It was a rotten deal from the start and I told you so.

Nevertheless, at each daybreak
when the perimeter was patrolled
 for any newly fashioned secret entrances,
or attempts at infiltration,
I would watch you from my tower.

You would shake out your sleeping mat,
Water your horse, light the small stack of wood.
I could count on it, day by day.

And I found it odd that you wore no armor.

Then you would look up at me--
bravely, patiently,
Kindly.
And I would rip my gaze from yours,
making good on the indifference I'd promised to deliver.

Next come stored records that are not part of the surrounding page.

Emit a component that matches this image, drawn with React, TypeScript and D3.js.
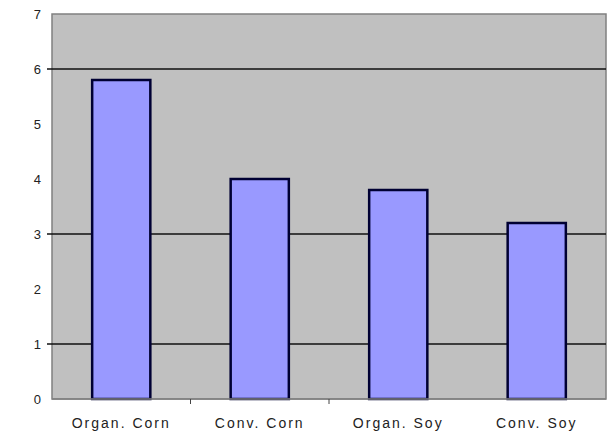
import React from "react";
import * as d3 from "d3";

const categories = ["Organ. Corn", "Conv. Corn", "Organ. Soy", "Conv. Soy"];
const values = [5.8, 4.0, 3.8, 3.2];
const yTicks = [0, 1, 2, 3, 4, 5, 6, 7];
const gridValues = [1, 3, 6];

const W = 609;
const H = 448;
const plot = { left: 52, right: 606, top: 14, bottom: 399 };

export default function App() {
  const x = d3
    .scaleBand<string>()
    .domain(categories)
    .range([plot.left, plot.right])
    .paddingInner(0.58)
    .paddingOuter(0.29);
  const y = d3.scaleLinear().domain([0, 7]).range([plot.bottom, plot.top]);
  const step = x.step();
  const boundaries = categories.slice(1, 3).map((c) => (x(c) as number) - (step - x.bandwidth()) / 2);

  return (
    <svg
      width={W}
      height={H}
      style={{ position: "fixed", left: 0, top: 0, background: "#fff" }}
      fontFamily="Arial, 'Liberation Sans', sans-serif"
    >
      <rect x={0} y={0} width={W} height={H} fill="#fff" />
      <rect
        x={plot.left}
        y={plot.top}
        width={plot.right - plot.left}
        height={plot.bottom - plot.top}
        fill="#c0c0c0"
        stroke="#808080"
        strokeWidth={1.5}
      />
      {gridValues.map((v) => (
        <line key={v} x1={47} x2={plot.right} y1={y(v)} y2={y(v)} stroke="#111" strokeWidth={1.5} />
      ))}
      {values.map((v, i) => (
        <rect
          key={categories[i]}
          x={x(categories[i])}
          y={y(v)}
          width={x.bandwidth()}
          height={plot.bottom - y(v)}
          fill="#9999ff"
          stroke="#000033"
          strokeWidth={2.5}
        />
      ))}
      <line x1={plot.left} x2={plot.right} y1={plot.bottom} y2={plot.bottom} stroke="#808080" strokeWidth={1.5} />
      {boundaries.map((b, i) => (
        <line key={i} x1={b} x2={b} y1={plot.bottom} y2={plot.bottom + 5} stroke="#444" strokeWidth={1} />
      ))}
      {yTicks.map((t) => (
        <text key={t} x={41} y={y(t)} dy="0.35em" textAnchor="end" fontSize={13} fill="#222">
          {t}
        </text>
      ))}
      {categories.map((c) => (
        <text
          key={c}
          x={(x(c) as number) + x.bandwidth() / 2}
          y={428}
          textAnchor="middle"
          fontSize={14}
          letterSpacing={2}
          fill="#222"
        >
          {c}
        </text>
      ))}
    </svg>
  );
}
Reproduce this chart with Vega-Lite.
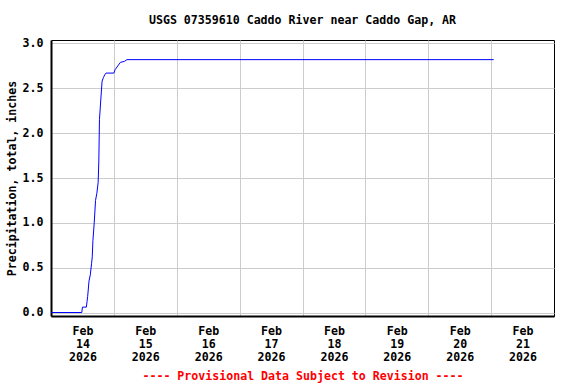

On the nights when I held the masquerade balls,
inviting jesters, fools, noble men and women--
liars, deceivers, traitors--
into the outer courts,

Sometimes I'd catch a glimpse of you outside,
shivering in the moonlight.
Your eyes held no guile.

So I left you in the cold
and opened the windows to make sure
you could hear the music inside.
Because I'd told myself long ago
that no one would ever put a sparkle
in my eye again.

I remember the day you delivered the
peace offering.
With nothing but vulnerability
you walked past the line of guards with iron spears,
and kneeling, offered it with outstretched hands.
You hid nothing.
And taking it, I held it in my hands
like a fragile baby.
I could feel the life-blood running through it--
still beating.

So before I could look into the eyes
that I already knew were fixed on me tenderly,
I let it slip through my fingers and fall on the glass floor.

And as I turned from your frame and walked away,
coldly, calmly,
the beating ceased into silence.
But I didn't look back.
Because you should have known.
Because I told you I would do this from the start.